--- Start of MATERIAL FOR THIS EXERCISE ---

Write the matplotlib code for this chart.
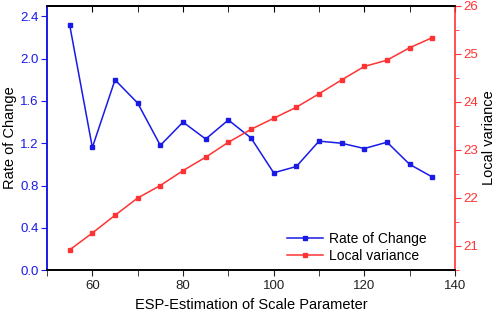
import matplotlib
matplotlib.use("Agg")
import matplotlib.pyplot as plt
from matplotlib.ticker import MultipleLocator

plt.rcParams['font.family'] = ['Liberation Sans', 'DejaVu Sans']

scale = [55, 60, 65, 70, 75, 80, 85, 90, 95, 100, 105, 110, 115, 120, 125, 130, 135]
rate_of_change = [2.32, 1.16, 1.80, 1.58, 1.18, 1.40, 1.24, 1.42, 1.25, 0.92, 0.98,
                  1.22, 1.20, 1.15, 1.21, 1.00, 0.88]
local_variance = [20.92, 21.27, 21.64, 22.00, 22.26, 22.57, 22.85, 23.16, 23.43, 23.66,
                  23.89, 24.17, 24.46, 24.74, 24.87, 25.13, 25.34]

blue = '#1a1ae6'
red = '#ff3333'

fig = plt.figure(figsize=(4.98, 3.12), dpi=100)
ax = fig.add_axes([0.0944, 0.1346, 0.8193, 0.8464])
ax2 = ax.twinx()

l1, = ax.plot(scale, rate_of_change, color=blue, marker='s', ms=3, lw=1.1,
              label='Rate of Change')
l2, = ax2.plot(scale, local_variance, color=red, marker='s', ms=3, lw=1.1,
               label='Local variance')

ax.set_xlim(50, 140)
ax.set_ylim(0, 2.5)
ax2.set_ylim(20.5, 26)

ax.xaxis.set_major_locator(MultipleLocator(20))
ax.xaxis.set_minor_locator(MultipleLocator(10))
ax.yaxis.set_major_locator(MultipleLocator(0.4))
ax.yaxis.set_minor_locator(MultipleLocator(0.2))
ax2.yaxis.set_major_locator(MultipleLocator(1))
ax2.yaxis.set_minor_locator(MultipleLocator(0.5))

ax.tick_params(axis='x', which='both', direction='out', labelsize=9.5,
               colors='#222222', length=4)
ax.tick_params(axis='y', which='both', colors=blue, labelsize=9.5, pad=2)
ax.tick_params(axis='y', which='major', length=4)
ax.tick_params(axis='y', which='minor', length=0)
ax2.tick_params(axis='y', which='both', colors=red, labelsize=9.5, pad=2)
ax2.tick_params(axis='y', which='major', length=4)
ax2.tick_params(axis='y', which='minor', length=3)

# inward ticks along the top edge
top = ax.secondary_xaxis('top')
top.xaxis.set_major_locator(MultipleLocator(20))
top.xaxis.set_minor_locator(MultipleLocator(10))
top.tick_params(axis='x', which='both', direction='in', length=4, labeltop=False)
top.spines['top'].set_linewidth(1.2)

ax.spines['left'].set_color(blue)
ax2.spines['left'].set_color(blue)
ax2.spines['right'].set_color(red)
ax.spines['right'].set_visible(False)
for a in (ax, ax2):
    for s in a.spines.values():
        s.set_linewidth(1.2)

ax.set_xlabel('ESP-Estimation of Scale Parameter', fontsize=10.5, labelpad=4)
ax.set_ylabel('Rate of Change', fontsize=10.5, labelpad=2)
ax2.set_ylabel('Local variance', fontsize=10.5, labelpad=3)

ax.legend(handles=[l1, l2], loc='lower right', bbox_to_anchor=(0.96, -0.02),
          frameon=False, fontsize=10, handlelength=2.6, labelspacing=0.2,
          handletextpad=0.4)

fig.savefig('out.png', dpi=100)
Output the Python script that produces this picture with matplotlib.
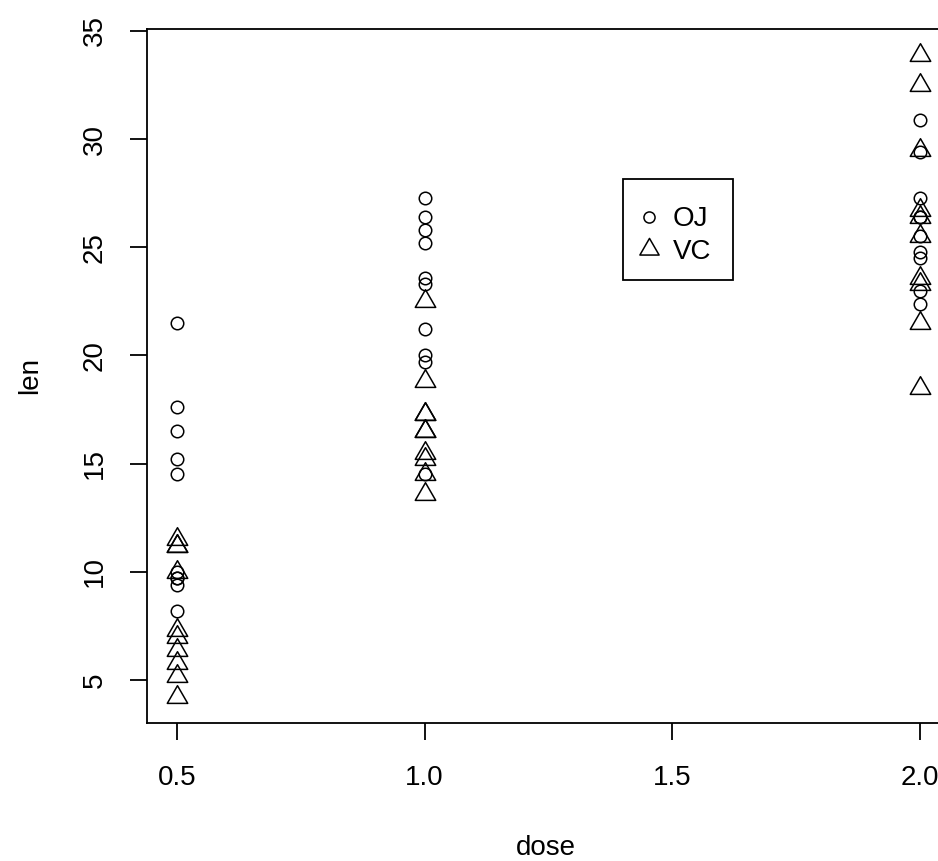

--- End of MATERIAL FOR THIS EXERCISE ---

**SET PROBLEM**
Copy the listing exactly. Any image in it stays out of the copy.

**WRITTEN RESPONSE**
Write the matplotlib code for this chart.
import matplotlib
matplotlib.use("Agg")
import matplotlib.pyplot as plt
from matplotlib.ticker import MultipleLocator

plt.rcParams['font.family'] = ['Liberation Sans', 'DejaVu Sans']

scale = [55, 60, 65, 70, 75, 80, 85, 90, 95, 100, 105, 110, 115, 120, 125, 130, 135]
rate_of_change = [2.32, 1.16, 1.80, 1.58, 1.18, 1.40, 1.24, 1.42, 1.25, 0.92, 0.98,
                  1.22, 1.20, 1.15, 1.21, 1.00, 0.88]
local_variance = [20.92, 21.27, 21.64, 22.00, 22.26, 22.57, 22.85, 23.16, 23.43, 23.66,
                  23.89, 24.17, 24.46, 24.74, 24.87, 25.13, 25.34]

blue = '#1a1ae6'
red = '#ff3333'

fig = plt.figure(figsize=(4.98, 3.12), dpi=100)
ax = fig.add_axes([0.0944, 0.1346, 0.8193, 0.8464])
ax2 = ax.twinx()

l1, = ax.plot(scale, rate_of_change, color=blue, marker='s', ms=3, lw=1.1,
              label='Rate of Change')
l2, = ax2.plot(scale, local_variance, color=red, marker='s', ms=3, lw=1.1,
               label='Local variance')

ax.set_xlim(50, 140)
ax.set_ylim(0, 2.5)
ax2.set_ylim(20.5, 26)

ax.xaxis.set_major_locator(MultipleLocator(20))
ax.xaxis.set_minor_locator(MultipleLocator(10))
ax.yaxis.set_major_locator(MultipleLocator(0.4))
ax.yaxis.set_minor_locator(MultipleLocator(0.2))
ax2.yaxis.set_major_locator(MultipleLocator(1))
ax2.yaxis.set_minor_locator(MultipleLocator(0.5))

ax.tick_params(axis='x', which='both', direction='out', labelsize=9.5,
               colors='#222222', length=4)
ax.tick_params(axis='y', which='both', colors=blue, labelsize=9.5, pad=2)
ax.tick_params(axis='y', which='major', length=4)
ax.tick_params(axis='y', which='minor', length=0)
ax2.tick_params(axis='y', which='both', colors=red, labelsize=9.5, pad=2)
ax2.tick_params(axis='y', which='major', length=4)
ax2.tick_params(axis='y', which='minor', length=3)

# inward ticks along the top edge
top = ax.secondary_xaxis('top')
top.xaxis.set_major_locator(MultipleLocator(20))
top.xaxis.set_minor_locator(MultipleLocator(10))
top.tick_params(axis='x', which='both', direction='in', length=4, labeltop=False)
top.spines['top'].set_linewidth(1.2)

ax.spines['left'].set_color(blue)
ax2.spines['left'].set_color(blue)
ax2.spines['right'].set_color(red)
ax.spines['right'].set_visible(False)
for a in (ax, ax2):
    for s in a.spines.values():
        s.set_linewidth(1.2)

ax.set_xlabel('ESP-Estimation of Scale Parameter', fontsize=10.5, labelpad=4)
ax.set_ylabel('Rate of Change', fontsize=10.5, labelpad=2)
ax2.set_ylabel('Local variance', fontsize=10.5, labelpad=3)

ax.legend(handles=[l1, l2], loc='lower right', bbox_to_anchor=(0.96, -0.02),
          frameon=False, fontsize=10, handlelength=2.6, labelspacing=0.2,
          handletextpad=0.4)

fig.savefig('out.png', dpi=100)
Output the Python script that produces this picture with matplotlib.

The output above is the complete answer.